Russia’s Putin arrives for a day visit to Belgrade, thanks for warm receptions

Russia’s Putin arrives for a day visit to Belgrade, thanks for warm receptions

Russia’s Putin arrives for a day visit to Belgrade, thanks for warm receptions Izvor: Tanjug/Dragan Kujundžić

For the second time in over four years, the head of the Russian state Vladimir Vladimirovich Putin came for a brief one-day stay in Serbia’s capital greeted by his host President Aleksandar Vucic at the Belgrade 'Nikola Tesla' airport, N1 reported.

Ahead of the start of his talks with Vucic, Putin thanked Serbia’s citizens for "a warm reception” he said he witnessed in the streets.

Putin added the spiritual closeness between the two nations led to their cooperation.

 Before the meeting, Putin visited the Liberators of Belgrade cemetery and laid wreath.

The talks with Vucic are said to include the Kosovo issue.

On the economic side, the two countries delegations are expected to sign over 20 agreements.

Putin will also decorate Vucic with the Order of  Alexander Nevsky, one of the most prestigious Russian medals, while Vucic will present the Russian President with a three-month-old puppy of the local breed Shepard Sarplaninac, named Pasha. 

Belgrade is on alert due to the tight security measures following the visit, with the parts of the city wholly cleared from traffic, including the ban on parking in the streets surrounding the St. Sava Cathedral outside which tens of thousands people are expected to greet the two presidents.
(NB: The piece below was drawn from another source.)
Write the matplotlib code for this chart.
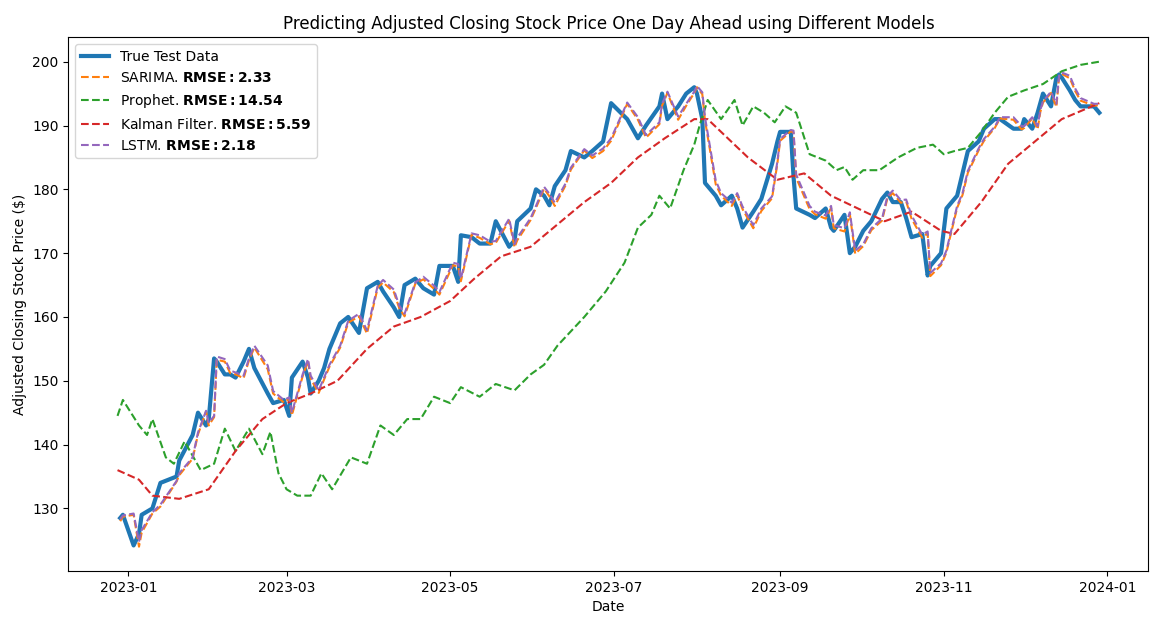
import pandas as pd
import matplotlib.pyplot as plt

# test period (trading days)
test_dates = ["2022-12-29", "2022-12-30", "2023-01-03", "2023-01-05", "2023-01-06", "2023-01-10",
              "2023-01-13", "2023-01-19", "2023-01-20", "2023-01-25", "2023-01-27", "2023-01-30",
              "2023-01-31", "2023-02-02", "2023-02-03", "2023-02-06", "2023-02-08", "2023-02-10",
              "2023-02-13", "2023-02-15", "2023-02-17", "2023-02-22", "2023-02-24", "2023-02-28",
              "2023-03-02", "2023-03-03", "2023-03-07", "2023-03-09", "2023-03-10", "2023-03-13",
              "2023-03-15", "2023-03-17", "2023-03-21", "2023-03-24", "2023-03-28", "2023-03-31",
              "2023-04-04", "2023-04-06", "2023-04-10", "2023-04-12", "2023-04-14", "2023-04-18",
              "2023-04-21", "2023-04-25", "2023-04-27", "2023-05-02", "2023-05-04", "2023-05-05",
              "2023-05-09", "2023-05-12", "2023-05-16", "2023-05-18", "2023-05-23", "2023-05-25",
              "2023-05-26", "2023-05-31", "2023-06-02", "2023-06-05", "2023-06-07", "2023-06-09",
              "2023-06-13", "2023-06-15", "2023-06-20", "2023-06-23", "2023-06-27", "2023-06-30",
              "2023-07-06", "2023-07-10", "2023-07-13", "2023-07-18", "2023-07-19", "2023-07-21",
              "2023-07-25", "2023-07-28", "2023-07-31", "2023-08-01", "2023-08-03", "2023-08-04",
              "2023-08-08", "2023-08-10", "2023-08-14", "2023-08-16", "2023-08-18", "2023-08-22",
              "2023-08-25", "2023-08-29", "2023-08-31", "2023-09-01", "2023-09-05", "2023-09-06",
              "2023-09-07", "2023-09-12", "2023-09-14", "2023-09-18", "2023-09-20", "2023-09-21",
              "2023-09-25", "2023-09-27", "2023-09-29", "2023-10-02", "2023-10-05", "2023-10-09",
              "2023-10-11", "2023-10-13", "2023-10-16", "2023-10-18", "2023-10-20", "2023-10-24",
              "2023-10-26", "2023-10-27", "2023-10-31", "2023-11-02", "2023-11-06", "2023-11-08",
              "2023-11-10", "2023-11-14", "2023-11-16", "2023-11-20", "2023-11-22", "2023-11-27",
              "2023-11-30", "2023-12-01", "2023-12-04", "2023-12-06", "2023-12-07", "2023-12-08",
              "2023-12-11", "2023-12-13", "2023-12-14", "2023-12-15", "2023-12-18", "2023-12-20",
              "2023-12-22", "2023-12-27", "2023-12-29"]

true_vals = [128.5, 129.0, 124.2, 126.0, 129.0, 130.0, 134.0, 135.0, 137.5, 141.5, 145.0, 143.0,
             144.0, 153.5, 153.0, 151.0, 151.0, 150.5, 153.0, 155.0, 152.0, 148.0, 146.5, 147.0,
             144.5, 150.5, 153.0, 150.5, 148.0, 150.0, 152.0, 155.0, 159.0, 160.0, 157.5, 164.5,
             165.5, 164.0, 161.5, 160.0, 165.0, 166.0, 164.5, 163.5, 168.0, 168.0, 165.5, 172.8,
             172.5, 171.5, 171.5, 175.0, 171.0, 172.0, 175.0, 177.0, 180.0, 179.0, 177.5, 180.5,
             183.0, 186.0, 185.0, 186.0, 187.5, 193.5, 191.0, 188.0, 190.0, 193.0, 195.0, 191.0,
             193.0, 195.0, 196.0, 195.0, 191.0, 181.0, 179.0, 177.5, 179.0, 177.0, 174.0, 176.5,
             178.5, 184.0, 187.5, 189.0, 189.0, 182.0, 177.0, 176.0, 175.5, 177.0, 174.0, 173.5,
             176.0, 170.0, 171.0, 173.5, 175.0, 178.5, 179.5, 178.0, 178.0, 175.5, 172.5, 173.0,
             166.5, 168.0, 170.0, 177.0, 179.0, 182.5, 186.0, 187.5, 189.5, 191.0, 191.0, 189.5,
             189.5, 191.0, 189.5, 192.0, 193.5, 195.0, 193.0, 197.5, 198.0, 197.5, 195.5, 194.0,
             193.0, 193.0, 192.0]

sarima_vals = [128.0, 128.7, 129.0, 124.0, 126.2, 129.2, 130.3, 134.2, 135.2, 137.8, 141.6, 145.2,
               143.0, 144.3, 153.3, 153.0, 151.2, 151.0, 150.4, 153.2, 155.2, 151.8, 148.0, 146.6,
               147.2, 144.6, 150.7, 153.1, 150.3, 148.1, 150.2, 152.2, 155.2, 159.1, 160.1, 157.4,
               164.6, 165.4, 163.9, 161.4, 160.1, 165.2, 165.9, 164.4, 163.5, 168.1, 167.9, 165.6,
               172.9, 172.4, 171.4, 171.6, 175.1, 170.9, 172.0, 175.2, 177.1, 180.1, 178.9, 177.4,
               180.6, 183.1, 186.1, 184.9, 186.0, 187.6, 193.4, 190.9, 188.1, 190.2, 193.1, 195.1,
               190.9, 193.1, 195.1, 196.0, 194.9, 190.8, 180.8, 179.0, 177.4, 179.1, 176.9, 173.9,
               176.6, 178.6, 184.1, 187.6, 189.1, 188.9, 181.8, 176.9, 176.1, 175.4, 177.1, 173.9,
               173.4, 176.1, 169.9, 171.1, 173.6, 175.1, 178.6, 179.4, 177.9, 178.1, 175.4, 172.4,
               173.1, 166.4, 168.1, 170.1, 177.1, 179.1, 182.6, 186.1, 187.6, 189.6, 191.1, 190.9,
               189.4, 189.6, 191.1, 189.4, 192.1, 193.6, 195.1, 192.9, 197.6, 198.1, 197.4, 195.4,
               193.9, 193.1, 193.2]

lstm_vals = [128.3, 128.9, 129.2, 124.8, 126.6, 129.4, 130.6, 134.3, 135.5, 138.0, 141.9, 145.3,
             143.4, 144.5, 153.8, 153.4, 151.6, 151.3, 150.8, 153.5, 155.5, 152.4, 148.4, 147.0,
             147.4, 145.0, 151.0, 153.4, 150.8, 148.5, 150.5, 152.5, 155.5, 159.4, 160.5, 157.9,
             164.9, 165.8, 164.3, 161.8, 160.5, 165.4, 166.3, 164.9, 163.9, 168.5, 168.3, 166.0,
             173.1, 172.8, 171.8, 171.9, 175.4, 171.4, 172.4, 175.5, 177.4, 180.4, 179.3, 177.9,
             180.9, 183.4, 186.3, 185.3, 186.4, 188.0, 193.6, 191.3, 188.5, 190.5, 193.4, 195.3,
             191.4, 193.4, 195.3, 196.2, 195.2, 191.3, 181.4, 179.4, 177.9, 179.4, 177.3, 174.4,
             177.0, 178.9, 184.4, 187.9, 189.3, 189.2, 182.3, 177.4, 176.5, 175.9, 177.4, 174.4,
             173.9, 176.4, 170.4, 171.4, 173.9, 175.4, 178.9, 179.8, 178.3, 178.4, 175.9, 172.9,
             173.4, 166.9, 168.4, 170.4, 177.4, 179.4, 182.9, 186.4, 187.9, 189.8, 191.3, 191.3,
             189.9, 189.9, 191.3, 189.9, 192.4, 193.8, 195.3, 193.4, 197.8, 198.3, 197.8, 195.8,
             194.3, 193.4, 193.4]

kalman_dates = ["2022-12-28", "2023-01-05", "2023-01-10", "2023-01-20", "2023-01-31", "2023-02-10",
                "2023-02-20", "2023-03-01", "2023-03-10", "2023-03-20", "2023-03-31", "2023-04-10",
                "2023-04-20", "2023-05-01", "2023-05-10", "2023-05-20", "2023-05-31", "2023-06-10",
                "2023-06-20", "2023-06-30", "2023-07-10", "2023-07-20", "2023-07-31", "2023-08-05",
                "2023-08-10", "2023-08-20", "2023-08-31", "2023-09-10", "2023-09-20", "2023-09-30",
                "2023-10-10", "2023-10-20", "2023-10-31", "2023-11-05", "2023-11-15", "2023-11-25",
                "2023-12-05", "2023-12-15", "2023-12-29"]
kalman_vals = [136.0, 134.5, 132.0, 131.5, 133.0, 139.0, 144.0, 146.5, 148.0, 150.0, 155.0, 158.5,
               160.0, 162.5, 166.0, 169.5, 171.0, 174.5, 178.0, 181.0, 185.0, 188.0, 191.0, 191.0,
               189.0, 185.0, 181.5, 182.5, 179.0, 177.0, 175.0, 176.5, 173.5, 173.0, 178.0, 184.0,
               187.5, 191.0, 193.5]

prophet_dates = ["2022-12-28", "2022-12-30", "2023-01-05", "2023-01-08", "2023-01-10", "2023-01-15",
                 "2023-01-18", "2023-01-22", "2023-01-28", "2023-02-02", "2023-02-06", "2023-02-10",
                 "2023-02-15", "2023-02-20", "2023-02-23", "2023-02-26", "2023-03-01", "2023-03-05",
                 "2023-03-10", "2023-03-14", "2023-03-18", "2023-03-25", "2023-03-31", "2023-04-05",
                 "2023-04-10", "2023-04-15", "2023-04-20", "2023-04-25", "2023-05-01", "2023-05-05",
                 "2023-05-12", "2023-05-18", "2023-05-25", "2023-05-31", "2023-06-05", "2023-06-10",
                 "2023-06-20", "2023-06-28", "2023-07-05", "2023-07-10", "2023-07-15", "2023-07-18",
                 "2023-07-22", "2023-07-27", "2023-07-31", "2023-08-02", "2023-08-05", "2023-08-10",
                 "2023-08-15", "2023-08-18", "2023-08-22", "2023-08-26", "2023-08-30", "2023-09-03",
                 "2023-09-07", "2023-09-12", "2023-09-18", "2023-09-22", "2023-09-25", "2023-09-28",
                 "2023-10-02", "2023-10-08", "2023-10-15", "2023-10-22", "2023-10-28", "2023-11-01",
                 "2023-11-05", "2023-11-10", "2023-11-15", "2023-11-20", "2023-11-25", "2023-12-01",
                 "2023-12-08", "2023-12-15", "2023-12-22", "2023-12-29"]
prophet_vals = [144.5, 147.0, 143.0, 141.5, 144.0, 138.0, 137.0, 140.5, 136.0, 137.0, 142.5, 139.0,
                142.5, 138.5, 142.0, 135.5, 133.0, 132.0, 132.0, 135.5, 133.0, 138.0, 137.0, 143.0,
                141.5, 144.0, 144.0, 147.5, 146.5, 149.0, 147.5, 149.5, 148.5, 151.0, 152.5, 155.5,
                160.0, 164.0, 168.5, 174.0, 176.0, 179.0, 177.0, 183.0, 187.0, 190.0, 194.0, 191.0,
                194.0, 190.0, 193.0, 192.0, 190.5, 193.0, 192.0, 185.5, 184.5, 183.0, 183.5, 181.5,
                183.0, 183.0, 185.0, 186.5, 187.0, 185.5, 186.0, 186.5, 189.0, 192.0, 194.5, 195.5,
                196.5, 198.5, 199.5, 200.0]

rmse = {"SARIMA": 2.33, "Prophet": 14.54, "Kalman Filter": 5.59, "LSTM": 2.18}


def bold_label(name):
    return name + r". $\bf{RMSE: " + f"{rmse[name]:.2f}" + "}$"


fig, ax = plt.subplots(figsize=(11.6, 6.24), dpi=100)
ax.plot(pd.to_datetime(test_dates), true_vals, color="tab:blue", linewidth=3, label="True Test Data")
ax.plot(pd.to_datetime(test_dates), sarima_vals, "--", color="tab:orange", label=bold_label("SARIMA"))
ax.plot(pd.to_datetime(prophet_dates), prophet_vals, "--", color="tab:green", label=bold_label("Prophet"))
ax.plot(pd.to_datetime(kalman_dates), kalman_vals, "--", color="tab:red", label=bold_label("Kalman Filter"))
ax.plot(pd.to_datetime(test_dates), lstm_vals, "--", color="tab:purple", label=bold_label("LSTM"))

ax.set_title("Predicting Adjusted Closing Stock Price One Day Ahead using Different Models")
ax.set_xlabel("Date")
ax.set_ylabel("Adjusted Closing Stock Price ($)")
ax.legend(loc="upper left")
fig.subplots_adjust(left=0.059, right=0.99, top=0.94, bottom=0.085)
fig.savefig("out.png")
Almost 600 reporters are accredited to cover Putin’s visit.

The capital has also seen some cosmetic repair works, central fountain waters in the two countries’ flags, while a village in the north has been dubbed Putin and many cafes also named after the Russian President.

Ahead of the visit, Russia’s ambassador to Serbia Alexandar Chepurin said the regular meetings between Putin and Vucic was proof of good bilateral relations.

“Though there is a saying that all people are brothers, Serbs and Russians are of the same background, same religion and have the same glorious past, so, they are even closer brothers,” the envoy said.

In the meantime, Kosovo's President wrote on his Facebook profile that the stronger US and NATO presence in the region secured more peace, stability and prosperity, while the greater Russian involvement meant quite the opposite.

He commented on Putin's statement ahead of his visit to Serbia accusing the US of being a destabilising factor in the Balkans.

Several of Serbia's NGOs signed a letter on Thursday protesting over what they saw as "a glorification of Putin's authoritarian regime" in Serbia.